“Recently I read a description of how one of my favorite writers began a book, and she described it as getting a scene in your head very strongly — any scene, from any point in an overall story, and then just sinking into that scene and imagining each character in it, what they were like, what they wanted, what had led them there to the scene, what had made them the way they were, and so on, until the rest of the story just sort of unfolded.”
“In a way it sounds like just letting your subconscious write your books, which sounded quite scary, and maybe wouldn’t get you to a thing in the end that was a book. Does that make any sense to you as a method of starting/first drafting?”
There are many roads to Oz. Which is the short way of saying, “There are many ways writers conceive of stories and many ways they build them and no way is right or wrong; you have to find your own path.” Grasshopper.
It comes down to the way you order reality, the way you approach life, because when we construct stories, we’re doing consciously what we do subconsciously all day. That is, we’re bombarded with images, sounds, people, problems, and we automatically select what’s important to us and shut other things out. With those selections, we construct a logical reality out of the illogical chaos that is the world around us. But the way we make our choices is reflective of our personalities and world views. So when we sit down to make up worlds, we use the tools we’ve been using all our lives to construct the realities we live in.
I used to write with this guy named Bob. He grew up in the Bronx and was a retired Green Beret, and if I had to choose two words to describe Bob they would be “orderly” and “aware.” Bob always knew where everybody in the room was. He always knew where he was going next and how to get there, and had a schedule to make sure he got there on time. And he automatically had a plan for contingencies; he planned ahead without thinking “I should plan ahead.” It was just the way he saw the world, and he watched the world all the time.
I grew up in a very small town in Ohio and I am a retired English teacher. If I had to choose two words to describe me, they would be “impulse” and “instinct.” I routinely forget things I need, like my glasses, my phone, my inhaler. If I absolutely have to be some place at a certain time, I obsess over it and it makes me very unhappy because I have to pay attention all the time. My idea of perfection is nothing on my schedule and my way of handling surprises is to wing it, and I miss most of what’s happening around me because I’m always daydreaming.
So of course we decided to collaborate. And the first collision of our partnership, one of many, was when we discovered that we were completely different in our approach to starting a story.
Bob thought everything through until he had the Big Picture of the book, broke his plot out on a spreadsheet to keep track of the details, started writing at the beginning and kept going until he got to the end. Very efficient.

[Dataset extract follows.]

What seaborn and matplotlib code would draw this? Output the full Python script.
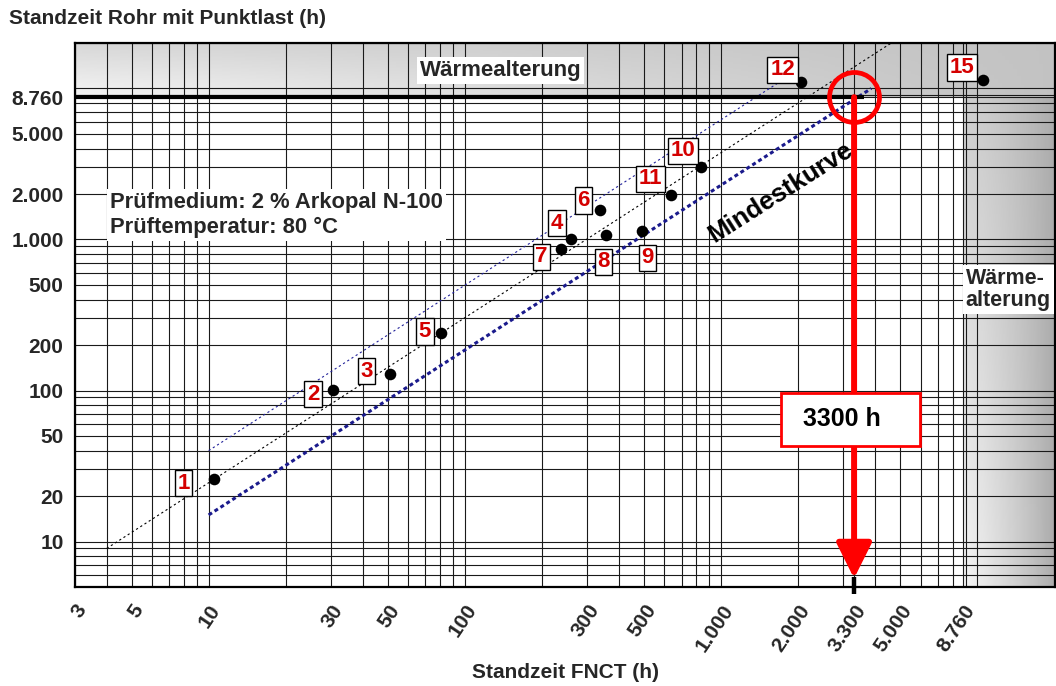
import numpy as np
import matplotlib
matplotlib.use("Agg")
import matplotlib.pyplot as plt
import seaborn as sns
from matplotlib.ticker import FixedLocator, NullFormatter
from matplotlib.patches import Rectangle
import matplotlib.transforms as mtransforms

# ---------------- data ----------------
point_ids = ["1", "2", "3", "4", "5", "6", "7", "8", "9", "10", "11", "12", "15"]
fnct_h = [10.5, 30.5, 51, 259, 81, 337, 237, 356, 491, 835, 638, 2040, 10500]
rohr_h = [26, 101, 129, 1015, 241, 1560, 871, 1065, 1130, 3000, 1960, 11000, 11400]

reg_x = [4, 4610]          # regression line (black dotted)
reg_y = [9, 20000]
upper_x = [10, 1960]       # upper band (thin blue dotted)
upper_y = [40, 13000]
min_x = [10, 3850]         # Mindestkurve (thick blue dotted)
min_y = [15, 10000]

aging_h = 8760             # Wärmealterung threshold
target_h = 3300            # FNCT requirement
hline_x = [3, 3600]

x_ticks = [3, 5, 10, 30, 50, 100, 300, 500, 1000, 2000, 3300, 5000, 8760]
x_labels = ["3", "5", "10", "30", "50", "100", "300", "500", "1.000", "2.000",
            "3.300", "5.000", "8.760"]
y_ticks = [10, 20, 50, 100, 200, 500, 1000, 2000, 5000, 8760]
y_labels = ["10", "20", "50", "100", "200", "500", "1.000", "2.000", "5.000", "8.760"]

x_lim = (3, 20000)
y_lim = (5, 20000)

# label offsets (points) of the numbered boxes relative to their points
label_dx = [-22, -14, -17, -10, -12, -12, -14, -2, 4, -13, -15, -13, -15]
label_dy = [-3, -3, 2, 11, 1, 7, -6, -19, -19, 12, 12, 9, 9]

# ---------------- style ----------------
sns.set_theme(style="white")
plt.rcParams["font.family"] = ["Liberation Sans", "DejaVu Sans"]
plt.rcParams["font.weight"] = "bold"

fig = plt.figure(figsize=(10.56, 6.86), dpi=100)
ax = fig.add_axes([0.0707, 0.1443, 0.9280, 0.7930])
ax.set_xscale("log")
ax.set_yscale("log")
ax.set_xlim(*x_lim)
ax.set_ylim(*y_lim)

# ---------------- gray "Wärmealterung" regions ----------------
lx0, lx1 = np.log10(x_lim[0]), np.log10(x_lim[1])
ly0, ly1 = np.log10(y_lim[0]), np.log10(y_lim[1])
la = np.log10(aging_h)

# top band
xe = np.logspace(lx0, lx1, 260)
ye = np.logspace(la, ly1, 40)
xc = (np.log10(xe[:-1]) + np.log10(xe[1:])) / 2
yc = (np.log10(ye[:-1]) + np.log10(ye[1:])) / 2
T, V = np.meshgrid((xc - lx0) / (lx1 - lx0), (yc - la) / (ly1 - la))
top_c = 0.84 - 0.08 * T
bot_c = 0.96 - 0.20 * T
G = top_c + (bot_c - top_c) * (1 - V)
ax.pcolormesh(xe, ye, G, cmap="gray", vmin=0, vmax=1, shading="flat",
              antialiased=False, zorder=0, linewidth=0)

# right band
xe2 = np.logspace(la, lx1, 80)
ye2 = np.logspace(ly0, la, 160)
xc2 = (np.log10(xe2[:-1]) + np.log10(xe2[1:])) / 2
yc2 = (np.log10(ye2[:-1]) + np.log10(ye2[1:])) / 2
U, W = np.meshgrid((xc2 - la) / (lx1 - la), (yc2 - ly0) / (la - ly0))
G2 = 0.95 - 0.15 * W * (1 - U) - 0.28 * U ** 1.3
ax.pcolormesh(xe2, ye2, G2, cmap="gray", vmin=0, vmax=1, shading="flat",
              antialiased=False, zorder=0, linewidth=0)

# ---------------- grid ----------------
minor = [m * 10 ** e for e in range(0, 5) for m in range(1, 10)]
ax.xaxis.set_major_locator(FixedLocator(x_ticks))
ax.yaxis.set_major_locator(FixedLocator(y_ticks))
ax.xaxis.set_minor_locator(FixedLocator(minor))
ax.yaxis.set_minor_locator(FixedLocator(minor))
ax.xaxis.set_minor_formatter(NullFormatter())
ax.yaxis.set_minor_formatter(NullFormatter())
ax.set_xticklabels(x_labels, rotation=56, ha="right", rotation_mode="anchor",
                   fontsize=15, fontweight="bold")
ax.set_yticklabels(y_labels, fontsize=15, fontweight="bold")
ax.grid(True, which="both", color="#1a1a1a", lw=0.8, zorder=1)
ax.set_axisbelow(True)
ax.tick_params(axis="both", which="major", direction="in", length=9, width=1,
               color="black", pad=8)
ax.tick_params(axis="x", which="major", pad=10)
ax.tick_params(axis="both", which="minor", length=0)
for s in ax.spines.values():
    s.set_color("black")
    s.set_linewidth(1.6)

# ---------------- lines ----------------
ax.plot(reg_x, reg_y, color="black", lw=0.8, ls=(0, (2, 2.5)), zorder=3)
ax.plot(upper_x, upper_y, color="#22229a", lw=0.8, ls=(0, (2, 2.5)), zorder=3)
ax.plot(min_x, min_y, color="#1a1a8c", lw=2.2, ls=(0, (1.3, 1.0)), zorder=3)
ax.plot(hline_x, [aging_h, aging_h], color="black", lw=3, zorder=4,
        solid_capstyle="butt")

# ---------------- points + labels ----------------
sns.scatterplot(x=fnct_h, y=rohr_h, color="black", s=70, edgecolor="black",
                linewidth=0, zorder=6, ax=ax, legend=False)
for pid, px, py, dx, dy in zip(point_ids, fnct_h, rohr_h, label_dx, label_dy):
    ax.annotate(pid, xy=(px, py), xytext=(dx, dy), textcoords="offset points",
                ha="center", va="center", color="#d40000", fontsize=16,
                fontweight="bold", zorder=7,
                bbox=dict(boxstyle="square,pad=0.12", fc="white", ec="black", lw=1))

# ---------------- red marker for 3300 h ----------------
ax.annotate("", xy=(target_h, 5.7), xytext=(target_h, aging_h),
            arrowprops=dict(arrowstyle="-|>,head_length=0.9,head_width=0.45",
                            mutation_scale=24, color="red", lw=4.3,
                            shrinkA=0, shrinkB=0), zorder=8)
ax.plot([target_h], [aging_h], marker="o", ms=36, mfc="none", mec="red",
        mew=3.4, zorder=9, clip_on=False)
trans = mtransforms.blended_transform_factory(ax.transData, ax.transAxes)
ax.plot([target_h, target_h], [-0.012, 0.018], color="black", lw=3.2,
        transform=trans, clip_on=False, zorder=9, solid_capstyle="butt")
ax.add_patch(Rectangle((0.7208, 0.2592), 0.1416, 0.0974, transform=ax.transAxes,
                       fc="white", ec="red", lw=2, zorder=10))
ax.text(0.783, 0.308, "3300 h", transform=ax.transAxes, ha="center", va="center",
        fontsize=18, fontweight="bold", color="black", zorder=11)

# ---------------- annotations ----------------
wbox = dict(boxstyle="square,pad=0.12", fc="white", ec="none")
ax.text(0.4344, 0.9494, "Wärmealterung", transform=ax.transAxes, ha="center",
        va="center", fontsize=16, fontweight="bold", bbox=wbox, zorder=5)
ax.text(0.9094, 0.5469, "Wärme-\nalterung", transform=ax.transAxes, ha="left",
        va="center", fontsize=15.5, fontweight="bold", linespacing=1.1,
        bbox=wbox, zorder=5)
ax.text(0.036, 0.684, "Prüfmedium: 2 % Arkopal N-100\nPrüftemperatur: 80 °C",
        transform=ax.transAxes, ha="left", va="center", fontsize=15.8,
        fontweight="bold", linespacing=1.2,
        bbox=dict(boxstyle="square,pad=0.15", fc="white", ec="none"), zorder=5)
ax.text(1700, 2050, "Mindestkurve", ha="center", va="center", rotation=32.5,
        fontsize=18.5, fontweight="bold", color="black", zorder=5)

fig.text(9 / 1056, 1 - 18 / 686, "Standzeit Rohr mit Punktlast (h)", ha="left",
         va="center", fontsize=15, fontweight="bold")
fig.text(565 / 1056, 1 - 673 / 686, "Standzeit FNCT (h)", ha="center",
         va="center", fontsize=15, fontweight="bold")

fig.savefig("out.png", dpi=100)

I started writing in the middle of the book as soon as I heard my characters’ voices. I made collages out of the details I didn’t have to keep track of them because I am fabulous with detail, but I had to put them together so I could see them merged into one Big Picture, which I am lousy at. I wrote the scenes as they came to me, completely out of order and when I had many thousand words, I put them in chronological order to see what kind of story I was writing. Then I rewrote. And rewrote. And rewrote, trying to find the story by instinct.
Bob could finish two, maybe three books in the time it took me to write one because he was focused and organized. But I couldn’t write the way he did, organization makes me unhappy, so instead of him making me more organized, I slowed him down. Bob also has the patience of a saint, so that worked out all right, but it did cement for me the one solid truth I know about writing: You have to do it your way. So possibly the most important thing you discover as you start out as a writer is finding out what your way is.
And then, for God’s sake, embrace it. Don’t second guess it. Don’t wish you could write faster or write any way other than the way you write. The way you write is your gift, don’t try to exchange it for somebody else’s.
So that writer who followed her characters into the story, the one you said sounded like letting your subconscious write the story? That’s her gift. If the idea of that makes you uncomfortable, your gift is different but just as good. Maybe you’re a Bob and need to think your stories through first. Maybe you like outlining or mapping. Maybe you need to start at the beginning. All that matters is that you write it your way. (Get out of here, Frank, we do not need a theme song.)
As for your last question–“Does that make any sense to you as a method of starting/first drafting?”–yes, that’s exactly the way I start my first drafts. But the way I do it is irrelevant. How do you do it?
No, seriously, Argh People who are writers, how do you start your books? Keeping in mind that there are no wrong answers, I’m assuming there’ll be a variety of approaches in here, but even if there isn’t, even if everybody else agrees, you still have to do it your way.